The "honoring and preserving" task force also was charged with developing a plan to archive the history of the Sioux name and associated logos at UND.

"Nobody has been assigned that yet," Johnson said. "We will be working with the Department of Special Collections at Chester Fritz Library. We have some 80 years of history that we need to find a way to commemorate, and some of that has happened with Special Collections anyway as part of their work in documenting the history of the university."

UND's copyright, REA traditions

UND, which holds the copyright on the Fighting Sioux logo, also must devise plans to retain it.

"It's stipulated in the agreement we have with the NCAA (settling the 2007 lawsuit) that we have to maintain control" of the copyrights, Johnson said, "and the only way to do that is to make use of those periodically.

"Exactly how we do that was never determined.
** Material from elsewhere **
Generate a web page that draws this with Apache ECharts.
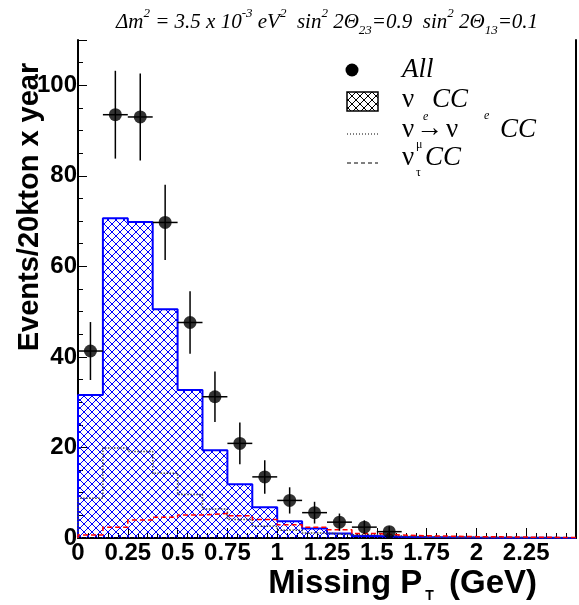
<!DOCTYPE html>
<html>
<head>
<meta charset="utf-8">
<script src="https://cdn.jsdelivr.net/npm/echarts@6/dist/echarts.min.js"></script>
<style>html,body{margin:0;padding:0;background:#fff;}#c{width:579px;height:605px;}</style>
</head>
<body>
<div id="c"></div>
<script>
// ---- data ----
var binEdges = [0, 0.125, 0.25, 0.375, 0.5, 0.625, 0.75, 0.875, 1.0, 1.125, 1.25, 1.375, 1.5, 1.625, 1.75, 1.875, 2.0, 2.125, 2.25, 2.375, 2.5];
var nueCC   = [31.6, 70.6, 69.8, 50.5, 32.7, 19.4, 11.9, 6.8, 3.7, 2.1, 1.0, 0.45, 0.3, 0.2, 0.15, 0.1, 0.08, 0.05, 0.03, 0.02];
var numuNue = [8.8, 19.9, 19.1, 14.3, 9.6, 6.4, 4.1, 2.6, 1.7, 1.1, 0.7, 0.8, 0.45, 0.3, 0.2, 0.15, 0.1, 0.08, 0.05, 0.03];
var nutauCC = [0.66, 2.4, 4.0, 4.6, 5.1, 5.4, 4.9, 4.1, 2.9, 2.4, 1.8, 1.0, 0.66, 0.5, 0.4, 0.3, 0.25, 0.2, 0.15, 0.1];
var allEvents = [41.3, 93.5, 93.0, 69.7, 47.6, 31.2, 20.9, 13.5, 8.3, 5.6, 3.5, 2.4, 1.4];
var allErr    = [6.4, 9.7, 9.6, 8.3, 6.9, 5.6, 4.6, 3.7, 2.9, 2.4, 1.9, 1.5, 1.2];
var xTicks = [0, 0.25, 0.5, 0.75, 1, 1.25, 1.5, 1.75, 2, 2.25];
var yTicks = [0, 20, 40, 60, 80, 100];

function stepData(vals) {
  var d = [[binEdges[0], 0]];
  for (var i = 0; i < vals.length; i++) d.push([binEdges[i], vals[i]]);
  d.push([binEdges[vals.length], vals[vals.length - 1]]);
  d.push([binEdges[vals.length], 0]);
  return d;
}
function hatch(color) {
  var c = document.createElement('canvas');
  c.width = 8; c.height = 8;
  var g = c.getContext('2d');
  g.strokeStyle = color; g.lineWidth = 1;
  g.beginPath();
  g.moveTo(-1, -1); g.lineTo(9, 9);
  g.moveTo(9, -1); g.lineTo(-1, 9);
  g.stroke();
  return c;
}
var pts = [];
for (var i = 0; i < allEvents.length; i++) {
  var lo = binEdges[i], hi = binEdges[i + 1];
  pts.push([(lo + hi) / 2, allEvents[i], allErr[i], (hi - lo) / 2]);
}

var chart = echarts.init(document.getElementById('c'));
var labelFont = {fontFamily: 'Liberation Sans', fontWeight: 'bold', fontSize: 24, color: '#000'};
var serif = 'Liberation Serif';

chart.setOption({
  animation: false,
  backgroundColor: '#fff',
  grid: {left: 78, right: 3, top: 40, bottom: 67},
  xAxis: [{
    type: 'value', min: 0, max: 2.5, interval: 0.25,
    axisLine: {show: true, lineStyle: {color: '#000', width: 2}},
    axisTick: {show: true, inside: true, length: 10, lineStyle: {color: '#000', width: 1}},
    minorTick: {show: true, splitNumber: 5, length: 5, lineStyle: {color: '#000', width: 1}},
    splitLine: {show: false},
    axisLabel: Object.assign({margin: 3, showMaxLabel: false}, labelFont)
  }],
  yAxis: [{
    type: 'value', min: 0, max: 110, interval: 20,
    axisLine: {show: true, lineStyle: {color: '#000', width: 2}},
    axisTick: {show: true, inside: true, length: 9, lineStyle: {color: '#000', width: 1}},
    minorTick: {show: true, splitNumber: 4, length: 5, lineStyle: {color: '#000', width: 1}},
    splitLine: {show: false},
    axisLabel: Object.assign({margin: 1, showMaxLabel: false}, labelFont)
  }, {
    type: 'value', min: 0, max: 110, position: 'right',
    axisLine: {show: true, lineStyle: {color: '#000', width: 2}},
    axisTick: {show: false}, axisLabel: {show: false}, splitLine: {show: false}
  }],
  series: [{
    name: 'nueCC', type: 'line', step: 'end', data: stepData(nueCC),
    symbol: 'none', lineStyle: {color: '#0000ff', width: 2},
    areaStyle: {color: {image: hatch('#0000ff'), repeat: 'repeat'}, opacity: 1},
    z: 3
  }, {
    name: 'numuNue', type: 'line', step: 'end', data: stepData(numuNue),
    symbol: 'none', lineStyle: {color: '#444', width: 1.5, type: 'dotted'}, z: 4
  }, {
    name: 'nutauCC', type: 'line', step: 'end', data: stepData(nutauCC),
    symbol: 'none', lineStyle: {color: '#ff0000', width: 1.5, type: [5, 3]}, z: 4
  }, {
    name: 'errors', type: 'custom', data: pts, z: 5,
    renderItem: function (params, api) {
      var x = api.value(0), y = api.value(1), e = api.value(2), hw = api.value(3);
      var c = api.coord([x, y]);
      var t = api.coord([x, y + e]);
      var b = api.coord([x, Math.max(0, y - e)]);
      var l = api.coord([x - hw, y]);
      var r = api.coord([x + hw, y]);
      return {type: 'group', children: [
        {type: 'line', shape: {x1: c[0], y1: t[1], x2: c[0], y2: b[1]}, style: {stroke: '#000', lineWidth: 1.5}},
        {type: 'line', shape: {x1: l[0], y1: c[1], x2: r[0], y2: c[1]}, style: {stroke: '#000', lineWidth: 1.5}}
      ]};
    }
  }, {
    name: 'All', type: 'scatter', data: pts.map(function (p) { return [p[0], p[1]]; }),
    symbol: 'circle', symbolSize: 13, itemStyle: {color: '#000'}, z: 6
  }],
  graphic: [
    {type: 'text', x: 327, y: 22, style: {
      text: '{t|Δm}{sup|2}{t| = 3.5 x 10}{sup|-3}{t| eV}{sup|2}{t|  sin}{sup|2}{t| 2Θ}{sub|23}{t|=0.9  sin}{sup|2}{t| 2Θ}{sub|13}{t|=0.1}',
      align: 'center', verticalAlign: 'middle',
      rich: {
        t: {fontFamily: serif, fontStyle: 'italic', fontSize: 21, lineHeight: 30, verticalAlign: 'middle', fill: '#000'},
        sup: {fontFamily: serif, fontStyle: 'italic', fontSize: 13, lineHeight: 30, verticalAlign: 'top', fill: '#000'},
        sub: {fontFamily: serif, fontStyle: 'italic', fontSize: 13, lineHeight: 30, verticalAlign: 'bottom', fill: '#000'}
      }
    }},
    {type: 'text', x: 30, y: 207, rotation: Math.PI / 2, style: {
      text: 'Events/20kton x year', fontFamily: 'Liberation Sans', fontWeight: 'bold', fontSize: 29,
      fill: '#000', align: 'center', verticalAlign: 'middle'}},
    {type: 'text', x: 537, y: 584, style: {
      text: '{m|Missing P}{s|T}{m| (GeV)}',
      align: 'right', verticalAlign: 'middle',
      rich: {
        m: {fontFamily: 'Liberation Sans', fontWeight: 'bold', fontSize: 33, lineHeight: 38, verticalAlign: 'middle', fill: '#000'},
        s: {fontFamily: 'Liberation Sans', fontWeight: 'bold', fontSize: 14, lineHeight: 38, verticalAlign: 'bottom', fill: '#000', padding: [0, 6, 0, 3]}
      }
    }},
    // legend
    {type: 'circle', shape: {cx: 352, cy: 70, r: 6.5}, style: {fill: '#000'}},
    {type: 'text', x: 402, y: 70, style: {text: 'All', fontFamily: serif, fontStyle: 'italic', fontSize: 27, fill: '#000', verticalAlign: 'middle'}},
    {type: 'rect', shape: {x: 347, y: 92, width: 31, height: 19}, style: {fill: {image: hatch('#000'), repeat: 'repeat'}, stroke: '#000', lineWidth: 1.5}},
    {type: 'text', x: 402, y: 100, style: {text: 'ν', fontFamily: serif, fontSize: 27, fill: '#000', verticalAlign: 'middle'}},
    {type: 'text', x: 423, y: 117, style: {text: 'e', fontFamily: serif, fontStyle: 'italic', fontSize: 12, fill: '#000', verticalAlign: 'middle'}},
    {type: 'text', x: 432, y: 100, style: {text: 'CC', fontFamily: serif, fontStyle: 'italic', fontSize: 27, fill: '#000', verticalAlign: 'middle'}},
    {type: 'line', shape: {x1: 347, y1: 134, x2: 378, y2: 134}, style: {stroke: '#000', lineWidth: 1, lineDash: [1, 2]}},
    {type: 'text', x: 402, y: 130, style: {text: 'ν', fontFamily: serif, fontSize: 27, fill: '#000', verticalAlign: 'middle'}},
    {type: 'text', x: 416, y: 145, style: {text: 'μ', fontFamily: serif, fontSize: 12, fill: '#000', verticalAlign: 'middle'}},
    {type: 'text', x: 416, y: 129, style: {text: '→', fontFamily: serif, fontSize: 27, fill: '#000', verticalAlign: 'middle'}},
    {type: 'text', x: 446, y: 130, style: {text: 'ν', fontFamily: serif, fontSize: 27, fill: '#000', verticalAlign: 'middle'}},
    {type: 'text', x: 484, y: 116, style: {text: 'e', fontFamily: serif, fontStyle: 'italic', fontSize: 12, fill: '#000', verticalAlign: 'middle'}},
    {type: 'text', x: 500, y: 130, style: {text: 'CC', fontFamily: serif, fontStyle: 'italic', fontSize: 27, fill: '#000', verticalAlign: 'middle'}},
    {type: 'line', shape: {x1: 347, y1: 163, x2: 378, y2: 163}, style: {stroke: '#000', lineWidth: 1, lineDash: [4, 3]}},
    {type: 'text', x: 402, y: 158, style: {text: 'ν', fontFamily: serif, fontSize: 27, fill: '#000', verticalAlign: 'middle'}},
    {type: 'text', x: 416, y: 173, style: {text: 'τ', fontFamily: serif, fontSize: 12, fill: '#000', verticalAlign: 'middle'}},
    {type: 'text', x: 425, y: 158, style: {text: 'CC', fontFamily: serif, fontStyle: 'italic', fontSize: 27, fill: '#000', verticalAlign: 'middle'}}
  ]
});
</script>
</body>
</html>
But you can't just say we're going to hang onto them and put them in a desk drawer somewhere. You have to make some periodic use, and it has to be in some way that commerce is involved. One example would be a commemorative piece of clothing. But no framework for that has been adopted."

Johnson said he is not aware of conversations between university and Ralph Engelstad Arena officials about such things as how the hockey team is introduced and whether they will continue to show the video that extols the virtues of the Sioux people and urges fans to use the name with respect and honor.

"I suspect they'll be happy to work with us in any way we need to work together to move forward," he said. "Maybe 'happy' isn't the right word. But I don't see any issues there."

While the arena with its thousands of Sioux logos, banners and emblems is privately owned, "the game and what happens in that time period belongs to the university," he said.

Chris Semrau, director of events and media relations at REA, said he couldn't comment on changes likely or possible there, or when they might occur.

"The short answer is we don't know," he said. "We have not been notified of any necessary changes as of yet."

It's up to UND

Two Grand Forks legislators who spoke with emotion during last week's special session about the great fondness and broad support for the nickname -- but the need they see to retire it -- said that how to handle the transition is a university responsibility.

"This really is a call for UND administrators," Democratic Sen. Mac Schneider said, "but the process should respect tradition and the strong feelings UND students and supporters have towards the name and logo."

Like Schneider, Republican Rep. Stacey Dahl represents District 42, which includes UND.

"I agree with Mac," she said. "I know the university has made a significant effort to reach out to the community for ideas to respectfully retire the name and logo, and I am confident they will do that with honor and dignity."